“HADON, King of Opar” Review By Ron Fortier

HADON, King of Opar Review By Ron FortierHADON, King of Opar
By Christopher Paul Carey
Meteor House Press
153 pages

Opar, the lost jungle city first appeared in the pages of Edgar Rice Burrough’s “The Return of Tarzan.” Some believe Burroughs took the name from the Biblical reference to Ophir, whence King Solomon supposedly received a cargo of gold, silver, sandalwood, precious stones, ivory, and other treasures every three years via some unknown, secret route. Burroughs would revisit the lost city in several other Tarzan adventures to include “Tarzan and the Jewels of Opar,” “Tarzan and the Golden Lion,” and “Tarzan the Invicncible.”

In 1974, the late Philip Jose Farmer took it upon himself to write the history of Opar and beganwith his novel, “Hadon of Ancient Opar,” and continued it with “Flight to Opar,” published two years later. Now Christopher Paul Carey has picked up the narrative and will most likely carry it to its ultimate conclusion. In the words of Phantom creator, Lee Falk, for those who came in late, never fear, the publisher has provided an abbreviated history of events which is found as a helpful supplement in the back of the book.

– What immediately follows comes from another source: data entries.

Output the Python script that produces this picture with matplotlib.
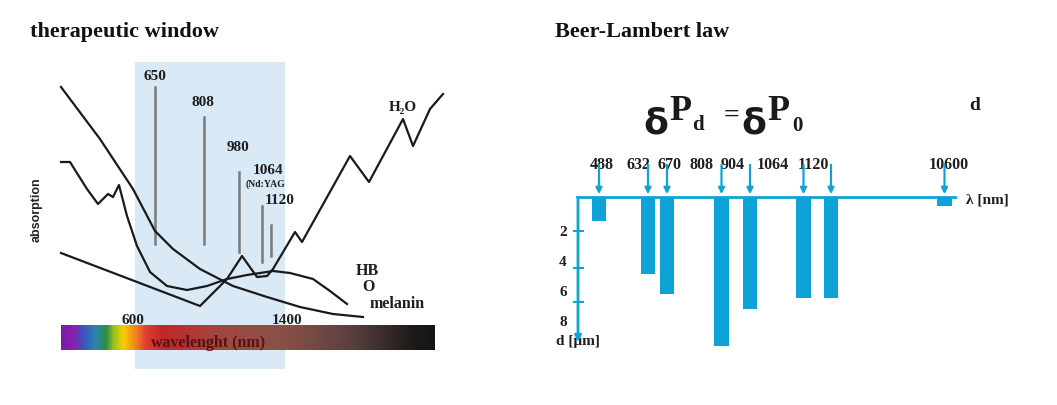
import numpy as np
import matplotlib
matplotlib.use("Agg")
import matplotlib.pyplot as plt
from matplotlib.colors import LinearSegmentedColormap

# ---------------- data: left panel (schematic absorption curves, picture units) ----------
melanin_x = [61, 100, 133, 155, 173, 200, 233, 267, 300, 333, 363]
melanin_y = [88, 140, 190, 232, 250, 270, 287, 298, 308, 315, 318]

hbo_x = [61, 70, 87, 98, 108, 113, 119, 127, 137, 150, 167, 187, 207, 227, 247, 273, 290, 313, 330, 347]
hbo_y = [163, 163, 190, 205, 195, 198, 186, 217, 247, 273, 287, 291, 287, 280, 276, 272, 274, 280, 292, 305]

water_x = [61, 200, 227, 242, 257, 267, 273, 295, 302, 350, 369, 403, 413, 430, 443]
water_y = [254, 307, 280, 257, 278, 277, 270, 233, 243, 157, 183, 120, 147, 110, 95]

laser_labels = ["650", "808", "980", "1064", "1120"]
laser_x = [155, 204, 239, 262, 271]
laser_top = [88, 118, 173, 207, 226]
laser_bottom = [245, 245, 253, 263, 257]

# ---------------- data: right panel (penetration depth) ----------------
bar_wavelengths = ["488", "632", "670", "808/904", "1064", "1120", "1120b", "10600"]
bar_depth = [1.35, 4.4, 5.55, 8.5, 6.4, 5.75, 5.75, 0.5]
depth_ticks = [2, 4, 6, 8]
top_labels = ["488", "632", "670", "808", "904", "1064", "1120", "10600"]

# ---------------- layout -------------------------------------------------------------------
W, H = 1057, 406
fig = plt.figure(figsize=(W / 100, H / 100), dpi=100)
bg = fig.add_axes([0, 0, 1, 1])
bg.set_xlim(0, W)
bg.set_ylim(H, 0)
bg.axis("off")

serif_b = dict(family="Liberation Serif", fontweight="bold")
ink = "#1e1e1e"

# titles
bg.text(30, 32, "therapeutic window", fontsize=16, color="#111111", va="center", ha="left", **serif_b)
bg.text(555, 32, "Beer-Lambert law", fontsize=16, color="#111111", va="center", ha="left", **serif_b)

# therapeutic window rectangle
bg.add_patch(plt.Rectangle((135, 63), 150, 307, facecolor="#d9e9f6", edgecolor="none", zorder=0))

# spectrum bar
spec_cols = [(0.0, "#7a1aa8"), (0.03, "#8a1fb0"), (0.06, "#3a55c0"), (0.09, "#2a85b0"),
             (0.12, "#2a9040"), (0.14, "#9ac020"), (0.165, "#f5d000"), (0.2, "#f08020"),
             (0.225, "#e04030"), (0.27, "#c02828"), (0.43, "#a04840"), (0.6, "#885048"),
             (0.78, "#5a4040"), (0.95, "#1c1818"), (1.0, "#151515")]
cmap = LinearSegmentedColormap.from_list("spec", spec_cols)
grad = np.linspace(0, 1, 512)[None, :]
bg.imshow(grad, aspect="auto", cmap=cmap, extent=(61, 435, 351, 326), zorder=1)
bg.set_xlim(0, W)
bg.set_ylim(H, 0)
bg.text(208, 343, "wavelenght (nm)", fontsize=11.5, color="#5a1010", ha="center", va="center", zorder=3, **serif_b)
bg.text(122, 321, "600", fontsize=11, color=ink, ha="left", va="center", zorder=3, **serif_b)
bg.text(272, 321, "1400", fontsize=11, color=ink, ha="left", va="center", zorder=3, **serif_b)

# laser lines
for lab, x, t, b in zip(laser_labels, laser_x, laser_top, laser_bottom):
    bg.plot([x, x], [t, b], color="#7a7a7a", lw=1.8, zorder=2)
label_pos = {"650": (155, 76), "808": (203, 103), "980": (238, 148), "1064": (268, 171), "1120": (280, 201)}
for lab in laser_labels:
    x, y = label_pos[lab]
    bg.text(x, y, lab, fontsize=11, color=ink, ha="center", va="center", zorder=3, **serif_b)
bg.text(265, 184, "(Nd:YAG", fontsize=7, color=ink, ha="center", va="center", zorder=3, **serif_b)

# curves
for xs, ys in [(melanin_x, melanin_y), (hbo_x, hbo_y), (water_x, water_y)]:
    bg.plot(xs, ys, color="#1a1a1a", lw=1.6, zorder=2, solid_joinstyle="round")

bg.text(403, 108, "H\u2082O", fontsize=11, color=ink, ha="center", va="center", **serif_b)
bg.text(367, 271, "HB", fontsize=11.5, color=ink, ha="center", va="center", **serif_b)
bg.text(368, 287, "O", fontsize=11.5, color=ink, ha="center", va="center", **serif_b)
bg.text(397, 304, "melanin", fontsize=11.5, color=ink, ha="center", va="center", **serif_b)
bg.text(37, 210, "absorption", fontsize=9, color="#222222", ha="center", va="center", rotation=90,
        family="Liberation Sans", fontweight="bold")

# ---------------- right panel -----------------------------------------------------------
blue = "#0ea3d8"
y0_px, px_per_unit = 198.0, 17.5
ax = fig.add_axes([0, 0, 1, 1], facecolor="none")
ax.set_xlim(0, W)
ax.set_ylim((H - y0_px) / px_per_unit, -y0_px / px_per_unit)
ax.axis("off")

def dy(px):
    return (px - y0_px) / px_per_unit

slots = [599, 648, 667, 721.5, 750, 803.5, 831, 944.5]
ax.bar(slots, bar_depth, width=14.5, color=blue, zorder=2)

# axes lines
ax.plot([577, 955], [0, 0], color=blue, lw=2, zorder=3)
ax.annotate("", xy=(578, dy(346)), xytext=(578, 0),
            arrowprops=dict(arrowstyle="-|>", color=blue, lw=2, mutation_scale=9), zorder=3)
for tp in [232, 269, 303]:
    ax.plot([574, 583], [dy(tp)] * 2, color=blue, lw=1.5, zorder=3)
for t, ty in zip(depth_ticks, [232, 262, 293, 323]):
    ax.text(563, dy(ty), str(t), fontsize=11, ha="center", va="center", color=ink, **serif_b)
ax.text(556, dy(342), "d [μm]", fontsize=11, ha="left", va="center", color=ink, zorder=1, **serif_b)
ax.text(966, dy(200), "λ [nm]", fontsize=11, ha="left", va="center", color=ink, **serif_b)

# top wavelength labels and arrows
lab_x = [602, 638, 670, 701, 733, 773, 813, 949]
for lab, lx in zip(top_labels, lab_x):
    ax.text(lx, dy(165), lab, fontsize=11.5, ha="center", va="center", color=ink, zorder=1, **serif_b)
for sx in slots:
    ax.annotate("", xy=(sx, 0), xytext=(sx, dy(163)),
                arrowprops=dict(arrowstyle="-|>", color=blue, lw=1.6, mutation_scale=9), zorder=3)

# formula
big = dict(fontsize=26, color="#1a1a1a", va="center", ha="left")
ax.text(643, dy(123), "δ", family="DejaVu Sans", fontweight="bold", **big)
ax.text(669, dy(112), "P", **big, **serif_b)
ax.text(692, dy(125), "d", fontsize=15, color="#1a1a1a", va="center", ha="left", **serif_b)
ax.text(724, dy(116), "=", fontsize=20, color="#1a1a1a", va="center", ha="left", **serif_b)
ax.text(741, dy(123), "δ", family="DejaVu Sans", fontweight="bold", **big)
ax.text(767, dy(112), "P", **big, **serif_b)
ax.text(792, dy(126), "0", fontsize=15, color="#1a1a1a", va="center", ha="left", **serif_b)
ax.text(969, dy(105), "d", fontsize=14, color="#1a1a1a", va="center", ha="left", **serif_b)

fig.savefig("out.png", dpi=100)
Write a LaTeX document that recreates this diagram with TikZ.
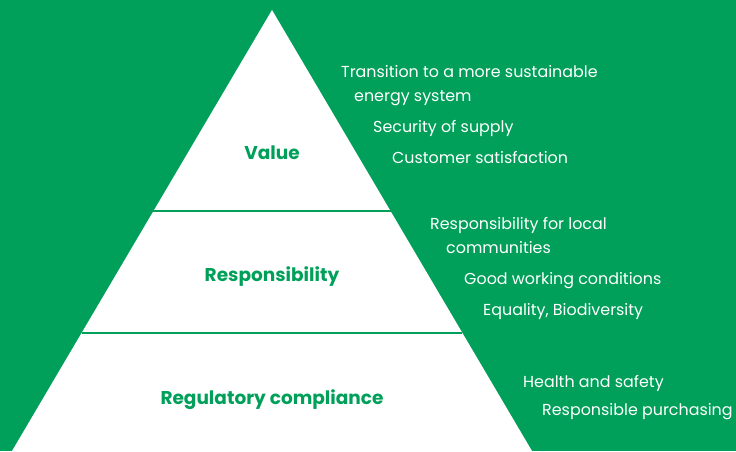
\documentclass[tikz,border=0pt]{standalone}
\usepackage{fontspec}
\setmainfont{Poppins}
\usetikzlibrary{calc}
\definecolor{pyrgreen}{RGB}{0,160,90}
\tikzset{
  tier/.style={text=pyrgreen,anchor=base,inner sep=0pt,font=\bfseries\fontsize{18.5}{22}\selectfont},
  item/.style={text=white,anchor=base west,inner sep=0pt,font=\fontsize{15.9}{19}\selectfont},
}

\begin{document}
\begin{tikzpicture}[x=1pt,y=-1pt]
\fill[pyrgreen] (0,0) rectangle (736,451);
\useasboundingbox (0,0) rectangle (736,451);
%pyramid
\coordinate (T) at (272,10);
\coordinate (L) at (12,451);
\coordinate (R) at (532,451);
\fill[white] (T)--(L)--(R)--cycle;
\foreach \t/\n in {0.4558/1,0.7324/2}
\draw[pyrgreen,line width=2pt] ($(T)!\t!(L)$) coordinate (L_\n) -- ($(T)!\t!(R)$) coordinate (R_\n);
%levels
\node[tier] (value) at (272,159) {Value};
\node[tier] (resp) at (272,281) {Responsibility};
\node[tier] (reg) at (272,404) {Regulatory compliance};
%items
\foreach \x/\y/\s [count=\i] in {341/77/{Transition to a more sustainable},354/101/{energy system},
  373/132/{Security of supply},392/163/{Customer satisfaction},
  430/229/{Responsibility for local},446/253/{communities},
  464/284/{Good working conditions},483/315/{Equality, Biodiversity},
  523/387/{Health and safety},542/415/{Responsible purchasing}}
\node[item] (item\i) at (\x,\y) {\s};
\end{tikzpicture}
\end{document}
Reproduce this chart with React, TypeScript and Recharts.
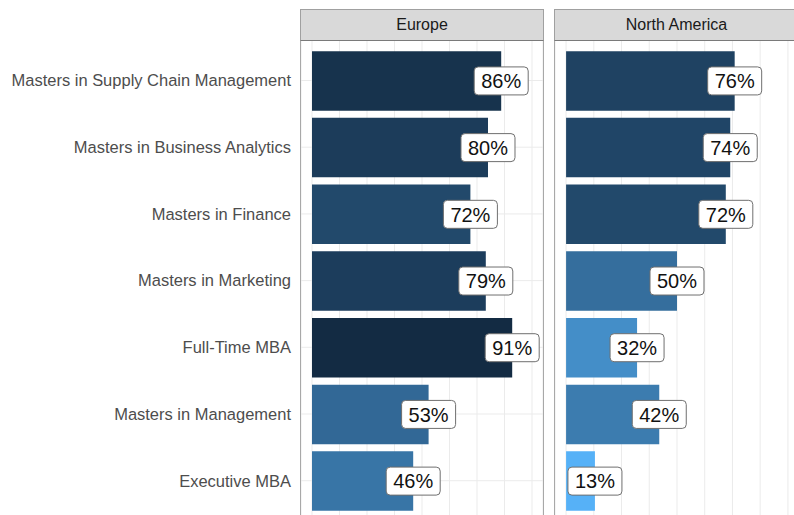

Whereas not having read any of these previous chapters, we found this a rollicking good adventure read and any reader with even the slightest familiarity with either Burroughs or Farmer will have no problems enjoying this tale. At the offset, Opar is invaded by a large force of river pirates led by a sadistic mercenary named Gahesi. In the middle of the night, Hadon, the King, rallies his troops and goes out to battle his foes. Too late he learns the enemy’s forces have found the secret tunnel passages into the vast city and have already gained control of its primary routes of access.

Afraid to commit his remaining forces, Hadon opts to reenter Opar via this same maze of secret passageways and learned the fate of his queen and family. In the process he discovers it was one of the high priest and priestess that betrayed them in divulging the secret routes to Gahesi in hopes of sharing in the coup’s bloody victory. But Hadon is not so easily defeated and through a series of near fatal encounters, he manages to rescue a few members of his beloved family and rejoin his troops outside the gates to the city. Here he is discovers even more startling news; a group of giant warriors led the son of Hadon’s deceased cousin, Kwasin, have arrived on a quest to learn the fate of their sire.

Could they possibly be the allies Hadon needs to retake Opar and defeat the river pirates? The opportunity exists but first Hadon will have to fight eight foot tall leader of the giants to prove his worthiness. Spinning a non-stop adventure tale, Carey’s pace never lets up and his easy, competent style allows readers to slip into this ancient, magnificent world he has so expertly brought back to life. Burroughs and Farmer would have been proud.